• Instruction: Retype verbatim only the lines below, starting at the one that contains "Emit a Python" and ending at the one that contains "ax = fig.add_axes([0, 0, 1, 1])". Pictures are excluded from the copy.

• Data shown:
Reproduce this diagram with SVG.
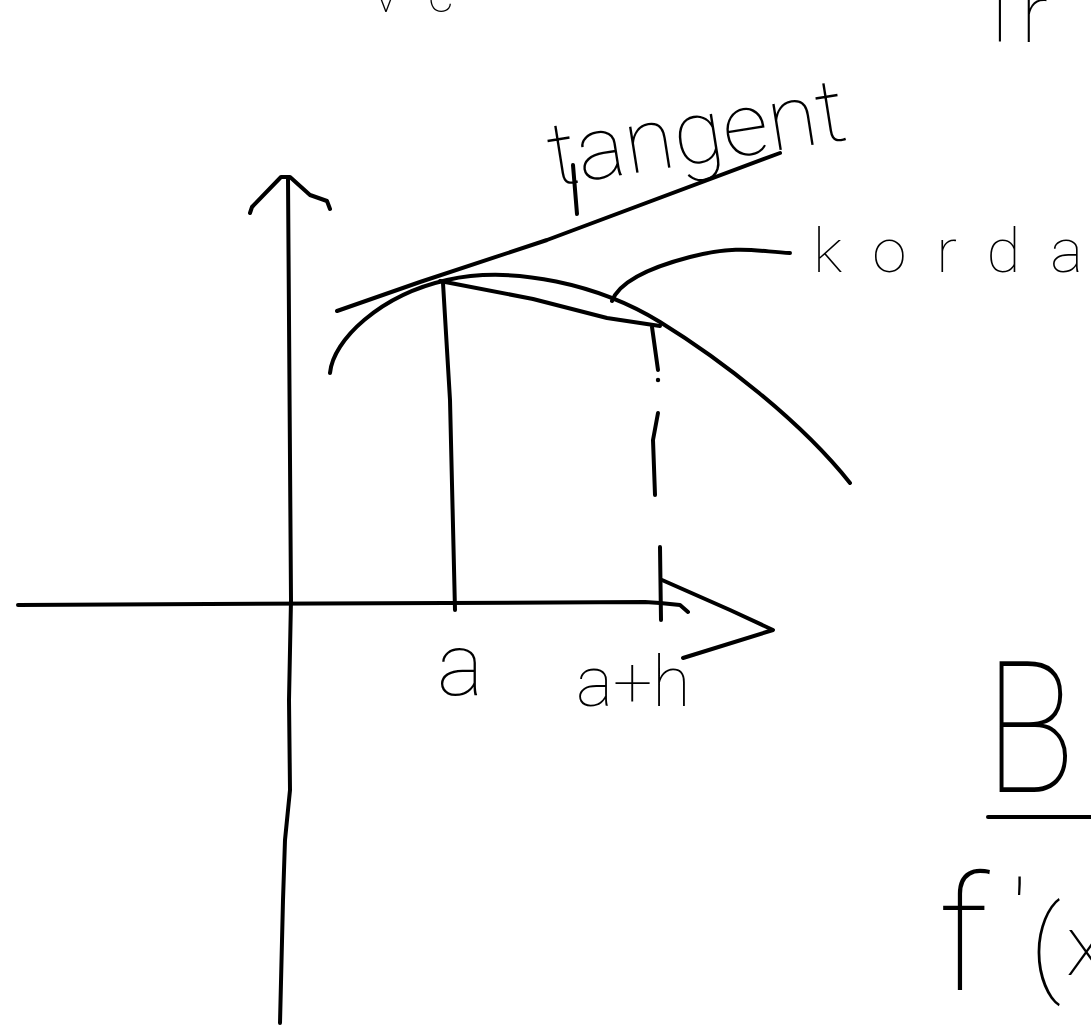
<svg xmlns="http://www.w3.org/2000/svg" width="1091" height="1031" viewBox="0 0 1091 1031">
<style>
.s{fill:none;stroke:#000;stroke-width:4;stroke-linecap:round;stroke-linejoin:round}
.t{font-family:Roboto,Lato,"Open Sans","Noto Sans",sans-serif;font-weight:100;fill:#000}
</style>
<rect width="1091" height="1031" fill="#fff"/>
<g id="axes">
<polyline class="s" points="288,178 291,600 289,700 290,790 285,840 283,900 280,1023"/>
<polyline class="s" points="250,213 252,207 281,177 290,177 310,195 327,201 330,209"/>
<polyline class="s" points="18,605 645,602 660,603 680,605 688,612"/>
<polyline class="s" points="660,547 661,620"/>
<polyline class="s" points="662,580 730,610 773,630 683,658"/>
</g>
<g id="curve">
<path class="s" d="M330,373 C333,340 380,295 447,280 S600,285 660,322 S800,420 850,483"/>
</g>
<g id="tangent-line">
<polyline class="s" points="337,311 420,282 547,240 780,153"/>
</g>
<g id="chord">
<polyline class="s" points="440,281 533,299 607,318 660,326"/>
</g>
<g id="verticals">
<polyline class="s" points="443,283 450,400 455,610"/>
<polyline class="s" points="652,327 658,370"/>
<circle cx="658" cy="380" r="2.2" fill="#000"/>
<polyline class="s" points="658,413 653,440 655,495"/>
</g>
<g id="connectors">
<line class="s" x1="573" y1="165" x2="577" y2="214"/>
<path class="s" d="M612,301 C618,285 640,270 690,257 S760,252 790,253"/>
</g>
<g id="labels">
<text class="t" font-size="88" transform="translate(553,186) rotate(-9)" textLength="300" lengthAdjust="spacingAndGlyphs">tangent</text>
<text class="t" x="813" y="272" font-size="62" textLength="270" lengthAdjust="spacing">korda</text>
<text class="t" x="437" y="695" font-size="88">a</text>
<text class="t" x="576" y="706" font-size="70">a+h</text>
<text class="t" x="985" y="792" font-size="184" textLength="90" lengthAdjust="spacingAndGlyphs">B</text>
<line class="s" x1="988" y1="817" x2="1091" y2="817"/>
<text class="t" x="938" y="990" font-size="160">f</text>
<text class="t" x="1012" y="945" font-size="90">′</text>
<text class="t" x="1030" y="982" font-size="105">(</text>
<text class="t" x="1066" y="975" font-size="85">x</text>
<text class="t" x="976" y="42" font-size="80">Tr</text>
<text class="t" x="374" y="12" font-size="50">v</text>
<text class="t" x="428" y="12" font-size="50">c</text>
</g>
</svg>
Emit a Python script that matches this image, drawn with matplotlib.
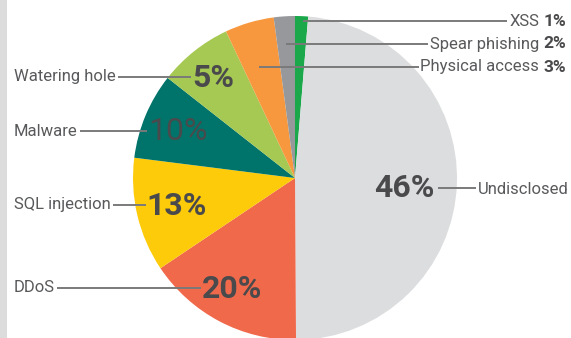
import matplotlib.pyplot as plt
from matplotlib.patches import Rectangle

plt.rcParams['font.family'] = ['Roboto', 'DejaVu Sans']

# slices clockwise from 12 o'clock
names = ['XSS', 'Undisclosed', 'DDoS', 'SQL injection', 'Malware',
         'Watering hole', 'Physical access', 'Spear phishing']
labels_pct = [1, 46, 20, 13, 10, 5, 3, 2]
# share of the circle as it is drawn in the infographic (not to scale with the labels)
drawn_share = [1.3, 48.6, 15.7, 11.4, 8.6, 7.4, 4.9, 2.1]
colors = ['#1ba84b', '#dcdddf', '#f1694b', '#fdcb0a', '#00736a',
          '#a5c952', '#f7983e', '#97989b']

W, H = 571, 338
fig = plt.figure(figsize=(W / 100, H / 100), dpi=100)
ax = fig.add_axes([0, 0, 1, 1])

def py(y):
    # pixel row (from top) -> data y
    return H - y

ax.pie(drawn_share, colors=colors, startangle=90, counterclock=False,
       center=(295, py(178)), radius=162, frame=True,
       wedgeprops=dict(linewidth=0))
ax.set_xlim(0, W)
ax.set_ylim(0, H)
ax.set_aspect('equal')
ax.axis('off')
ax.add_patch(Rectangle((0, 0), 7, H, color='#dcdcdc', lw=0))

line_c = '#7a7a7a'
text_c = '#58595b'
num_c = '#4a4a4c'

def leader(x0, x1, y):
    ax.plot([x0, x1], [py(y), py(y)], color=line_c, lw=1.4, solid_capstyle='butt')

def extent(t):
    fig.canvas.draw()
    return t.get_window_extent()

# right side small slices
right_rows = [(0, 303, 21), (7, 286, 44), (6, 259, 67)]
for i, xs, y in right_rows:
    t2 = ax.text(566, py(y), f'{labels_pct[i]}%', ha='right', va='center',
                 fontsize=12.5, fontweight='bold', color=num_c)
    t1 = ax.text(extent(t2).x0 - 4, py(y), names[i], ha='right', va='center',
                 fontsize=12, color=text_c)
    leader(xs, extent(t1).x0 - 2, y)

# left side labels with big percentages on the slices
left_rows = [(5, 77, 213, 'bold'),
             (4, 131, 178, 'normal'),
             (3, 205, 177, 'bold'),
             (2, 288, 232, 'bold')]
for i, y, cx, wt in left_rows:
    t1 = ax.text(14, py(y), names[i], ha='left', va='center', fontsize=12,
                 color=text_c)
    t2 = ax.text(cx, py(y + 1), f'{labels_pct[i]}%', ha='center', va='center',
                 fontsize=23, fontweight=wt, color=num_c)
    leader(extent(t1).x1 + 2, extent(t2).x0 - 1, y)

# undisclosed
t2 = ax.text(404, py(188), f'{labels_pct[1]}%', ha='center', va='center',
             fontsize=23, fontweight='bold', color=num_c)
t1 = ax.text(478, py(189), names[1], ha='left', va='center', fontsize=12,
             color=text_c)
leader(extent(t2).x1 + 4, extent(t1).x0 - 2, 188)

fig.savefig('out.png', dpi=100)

• Solution to this problem:
Emit a Python script that matches this image, drawn with matplotlib.
import matplotlib.pyplot as plt
from matplotlib.patches import Rectangle

plt.rcParams['font.family'] = ['Roboto', 'DejaVu Sans']

# slices clockwise from 12 o'clock
names = ['XSS', 'Undisclosed', 'DDoS', 'SQL injection', 'Malware',
         'Watering hole', 'Physical access', 'Spear phishing']
labels_pct = [1, 46, 20, 13, 10, 5, 3, 2]
# share of the circle as it is drawn in the infographic (not to scale with the labels)
drawn_share = [1.3, 48.6, 15.7, 11.4, 8.6, 7.4, 4.9, 2.1]
colors = ['#1ba84b', '#dcdddf', '#f1694b', '#fdcb0a', '#00736a',
          '#a5c952', '#f7983e', '#97989b']

W, H = 571, 338
fig = plt.figure(figsize=(W / 100, H / 100), dpi=100)
ax = fig.add_axes([0, 0, 1, 1])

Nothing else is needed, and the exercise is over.